Штирлиц ответил ему, что он никогда не сочинял стихов, ибо достаточно серьезно относится к профессии поэта, но живописью он действительно пробовал заниматься. В Испании его потрясли два цвета - красный и желтый. Ему казалось, что пропорциональное соблюдение этих двух цветов может дать точное выражение Испании на холсте. Он долго пробовал писать, но потом понял, что ему все время мешает понять суть предмета желание соблюсти абсолютную похожесть. «Для меня бык - это бык, а для Пикассо - предмет, необходимый для самовыражения. Я иду за предметом, за формой, а талант подчиняет и предмет и форму своей мысли, и его не волнует скрупулезность в передаче детали. И смешно мне защищать свою попытку рисовать ссылкой на точно выписанную пятку в «Возвращении блудного сына». Религии простительно догматически ссылаться на авторитет, но это непростительно художнику», - думал тогда Штирлиц. Он бросил свои «живописные упражнения» (так позже он определял это свое увлечение), когда его сослуживцы стали просить у него картины. «Это похоже и прекрасно, - говорили они ему, - а мазню испанцев, где ничего не понятно, противно смотреть». Это ему сказали о живописи Гойи - на развалинах в Париже он купил два великолепно изданных альбома и подолгу любовался полотнами великого мастера. После этого он роздал все свои кисти и краски, а картины подарил Клаудии - очаровательной женщине в Бургосе; в ее доме он содержал конспиративную квартиру для встреч с агентурой…

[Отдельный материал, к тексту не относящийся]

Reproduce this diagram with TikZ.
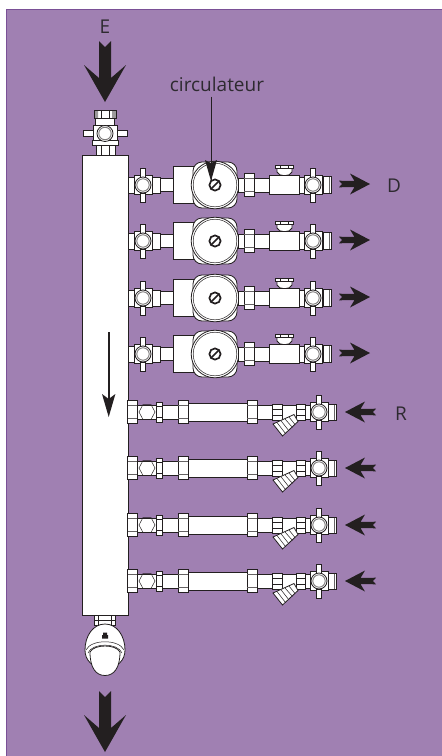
\documentclass[tikz,border=0pt]{standalone}
\usepackage{fontspec}
\setmainfont{Open Sans}
\definecolor{bgp}{HTML}{A080B2}
\definecolor{edgep}{HTML}{7A5096}
\definecolor{ink}{HTML}{231F20}
\definecolor{txt}{HTML}{2E2A30}
\tikzset{
  part/.style={draw=ink,fill=white,line width=0.8pt},
  thin part/.style={draw=ink,line width=0.5pt},
  shade part/.style={draw=ink!70,line width=1.3pt},
  solid arrow/.style={fill=ink,draw=none},
  label text/.style={text=txt,font=\fontsize{19}{22}\selectfont,inner sep=0pt},
  % a ball valve with a vertical lever, centred on its ball
  valve ball/.pic={
    \draw[part] (-2.3,-17) rectangle (2.3,17);
    \draw[part] (-9,-9.5) rectangle (9,9.5);
    \draw[part] (-2.3,-17) rectangle (2.3,-8);
    \draw[part] (-2.3,8) rectangle (2.3,17);
    \draw[draw=ink,fill=white,line width=0.8pt] (0,0) circle (8);
    \draw[draw=ink!60,fill=white,line width=0.9pt] (0,0) circle (6.2);
  },
  % a union nut: three stacked bands
  union nut/.pic={
    \draw[part] (-5,-11.5) rectangle (5,11.5);
    \draw[shade part] (-5,-6.5) -- (5,-6.5) (-5,6.5) -- (5,6.5);
  },
  % a flow arrow running to the right, tip at the origin
  arrow out/.pic={
    \fill[solid arrow] (0,0) -- (-20,-10.5) -- (-15.5,-3) -- (-31,-3.3) -- (-28,0) -- (-31,3.3) -- (-15.5,3) -- (-20,10.5) -- cycle;
  },
  % one pump branch, y measured from the branch axis, x absolute
  supply row/.pic={
    \draw[part] (128,-8) rectangle (135,8);
    \draw[part] (152,-8) rectangle (160,8);
    \draw[part] (160,-6.5) rectangle (173,6.5);
    \pic at (143,0) {valve ball};
    % pump
    \draw[part] (173,-19) rectangle (194,18);
    \draw[part,rounded corners=9pt] (193,-23) rectangle (237,23);
    \draw[part] (215,0) circle (23.8);
    \draw[thin part] (215,0) circle (21.8);
    \draw[draw=ink,line width=1.7pt,fill=white] (215,0) circle (5.6);
    \draw[draw=ink,line width=1.5pt] (211,4) -- (219,-4);
    % right of the pump
    \draw[part] (238,-7) rectangle (244,7);
    \draw[part] (244,-11.5) rectangle (254,11.5);
    \draw[shade part] (244,-6.5) -- (254,-6.5) (244,6.5) -- (254,6.5);
    \draw[part] (254,-7) rectangle (269,7);
    \draw[part] (277,-16.5) -- (277,-13) .. controls (279,-8) and (290,-8) .. (292,-13) -- (292,-16.5);
    \draw[part] (275,-20) rectangle (293,-16.5);
    \draw[thin part] (280,-20) -- (280,-16.5) (288,-20) -- (288,-16.5);
    \draw[part] (269,-10) rectangle (299,9);
    \draw[part] (299,-8) rectangle (304,8);
    \draw[part] (323,-8.5) rectangle (331,8.5);
    \draw[shade part] (329.5,-8) -- (329.5,8);
    \pic at (313,0) {valve ball};
    \pic at (370,-1) {arrow out};
  },
  % one return branch
  return row/.pic={
    \pic at (132.5,0) {union nut};
    \draw[part] (137,-7) rectangle (178,7);
    \draw[thin part] (139,0) -- (143,-7.5) -- (151,-7.5) -- (155,0) -- (151,7.5) -- (143,7.5) -- cycle;
    \draw[part] (156.5,-10) rectangle (162.5,10);
    \draw[thin part] (156.5,-5.5) -- (162.5,-5.5) (156.5,5.5) -- (162.5,5.5);
    \pic at (183,0) {union nut};
    \draw[part] (188,-9) rectangle (247,9);
    \pic at (252,0) {union nut};
    \draw[part] (257,-7) rectangle (310,7);
    \draw[part] (272,-8) rectangle (282,8);
    \draw[thin part] (272,-3) -- (282,-3) (272,3) -- (282,3);
    \draw[part] (296,-8) rectangle (305,8);
    \draw[thin part] (296,-3) -- (305,-3) (296,3) -- (305,3);
    % strainer
    \draw[part] (294,2.5) -- (273,12) -- (282.5,24) -- (298,9.5) -- cycle;
    \draw[thin part] (277,10.5) -- (285.5,21.5) (281,8.7) -- (289,19) (285,7) -- (292.5,15.5) (289,5) -- (295,12.5);
    \draw[part] (328,-8) rectangle (336,8);
    \draw[shade part] (334.5,-7.5) -- (334.5,7.5);
    \pic at (319,0) {valve ball};
    \pic[xscale=-1] at (345,0) {arrow out};
  },
  big arrow/.pic={
    \fill[solid arrow] (0,0) -- (-21,-37) -- (-6,-24) -- (-6,-61) -- (0,-55) -- (6,-61) -- (6,-24) -- (21,-37) -- cycle;
  }
}
\begin{document}
\begin{tikzpicture}[x=1pt,y=-1pt]
\useasboundingbox (0,0) rectangle (442,756);
\fill[white] (0,0) rectangle (442,756);
\fill[bgp] (6.5,9.5) rectangle (442,756);
\draw[edgep,line width=1.2pt] (6.5,756) -- (6.5,9.5) -- (442,9.5);

% inlet
\node[label text] (inletlabel) at (105,27) {E};
\pic at (105,102) {big arrow};
\draw[part,draw=ink!70,fill=white] (94,110) rectangle (116,118);
\fill[ink!45] (94,110) rectangle (98,118) (112,110) rectangle (116,118);
\draw[thin part] (101,110) -- (101,118) (109,110) -- (109,118) (94,110) rectangle (116,118);
\draw[part] (95.5,118) rectangle (114.5,126);
\draw[part] (96,143) rectangle (115,155);
\draw[thin part] (101,143) -- (101,155) (109,143) -- (109,155);
\draw[part] (83,130.5) rectangle (127,136.5);
\draw[part] (93,125) rectangle (117,141);
\draw[part] (92,140) rectangle (118,145);
\draw[part] (105,133.5) circle (8);
\draw[draw=ink!60,fill=white,line width=0.9pt] (105,133.5) circle (6.2);

% header
\node[part,minimum width=46pt,minimum height=460pt,inner sep=0pt,anchor=north west] (header) at (82,155) {};

% branches
\foreach \rowy in {185,241,298,354} {\pic at (0,\rowy) {supply row};}
\foreach \rowy in {412,468,525,581} {\pic at (0,\rowy) {return row};}

% labels
\node[label text] (supplylabel) at (394,186) {D};
\node[label text] (returnlabel) at (401,414) {R};
\node[label text] (pumplabel) at (217,84) {circulateur};
\coordinate (pumptip) at (211,181);
\coordinate (pumpbarbl) at (205,160);
\coordinate (pumpbarbr) at (217,160);
\draw[ink,line width=0.8pt] (pumplabel.south -| pumptip) ++(0,5) -- (pumptip);
\fill[ink] (pumptip) -- (pumpbarbl) -- (211,163) -- (pumpbarbr) -- cycle;

% flow direction in the header
\coordinate (flowstart) at (108.7,332);
\coordinate (flowtip) at (108.7,417);
\draw[ink,line width=2.2pt] (flowstart) -- (108.7,400);
\fill[ink] (flowtip) -- (102,394) -- (108.7,399) -- (115.4,394) -- cycle;

% outlet with thermostatic head
\draw[part] (94,615) rectangle (115,625);
\draw[thin part] (98,615) -- (98,625) (111,615) -- (111,625) (94,620) -- (115,620);
\draw[part] (105,624) .. controls (117,624) and (125,636) .. (125,650) .. controls (125,660) and (118,668) .. (105,668) .. controls (92,668) and (85,660) .. (85,650) .. controls (85,636) and (93,624) .. (105,624) -- cycle;
\draw[part] (90,652) .. controls (90,668) and (96,675.5) .. (105,675.5) .. controls (114,675.5) and (120,668) .. (120,652) .. controls (116,644) and (94,644) .. (90,652) -- cycle;
\draw[thin part] (86,650) .. controls (91,639) and (119,639) .. (124,650);
\draw[thin part] (88,653) .. controls (92,642.5) and (118,642.5) .. (122,653);
\fill[ink] (103,632.5) rectangle (107,635) (102,635) rectangle (108,638.5);
\pic at (105,752) {big arrow};
\end{tikzpicture}
\end{document}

Рольф приехал в дом, где жила Кэт, когда солнце еще казалось дымным, морозным. Небо было бесцветное, высокое - таким оно бывает и в последние дни ноября, перед первыми заморозками. Единственное, в чем угадывалась весна, так это в неистовом веселом воробьином гомоне и в утробном воркованье голубей…
- Хайль Гитлер! - приветствовала его Барбара, поднявшись со своего места. - Только что мы имели…
Не дослушав ее, Рольф сказал:
- Оставьте нас вдвоем.
Лицо Барбары, до этого улыбчивое, сразу сделалось твердым, служебным, и она вышла в другую комнату. Когда она отворяла дверь, Кэт услышала голос сына - он, видимо, только что проснулся и просил есть.
- Позвольте, я покормлю мальчика, - сказала Кэт, - а то он не даст нам работать.
- Мальчик подождет.
- Но это невозможно. Его надо кормить в определенное время.
- Хорошо. Вы покормите его после того, как ответите на мой вопрос.
В дверь постучали.
- Мы заняты! - крикнул Рольф.
Дверь открылась - на пороге стоял Гельмут с ребенком на руках.
- Пора кормить, - сказал он, - мальчик очень просит кушать.
- Подождет! - крикнул Рольф. - Закройте дверь!
- Да, но… - начал было Гельмут, но Рольф, поднявшись, быстро подошел к двери и закрыл ее прямо перед носом седого контуженного эсэсовца.
- Так вот. Нам стало известно, что вы знаете резидента.
- Я уже объясняла…
- Я знаю ваши объяснения. Я читал их и слушал в магнитофонной записи. Они меня устраивали до сегодняшнего утра. А вот с сегодняшнего утра эти ваши объяснения меня устраивать перестали.
- Что случилось сегодня утром?
- Кое-что случилось. Мы ждали, когда это случится, мы все знали с самого начала - нам нужны были доказательства. И мы их получили. Мы ведь не можем арестовать человека, если у нас нет доказательств - улик, фактов или хотя бы свидетельства двух людей. Сегодня мы получили улику. Отказываться отвечать теперь глупо.
- По-моему, я не отказывалась с самого начала…
- Не играйте, не играйте! Не о вас идет речь! И вы прекрасно знаете, о ком идет речь.
- Я не знаю, о ком идет речь. И очень прошу вас: позвольте мне покормить мальчика.
- Сначала вы скажете мне, где и когда у вас были встречи с резидентом, а после пойдете кормить мальчика.
- Я уже объясняла тому господину, который арестовывал меня, что ни имени резидента, ни его адреса, ни, наконец, его самого я не знаю.
- Послушайте, - сказал Рольф, - не валяйте вы дурака.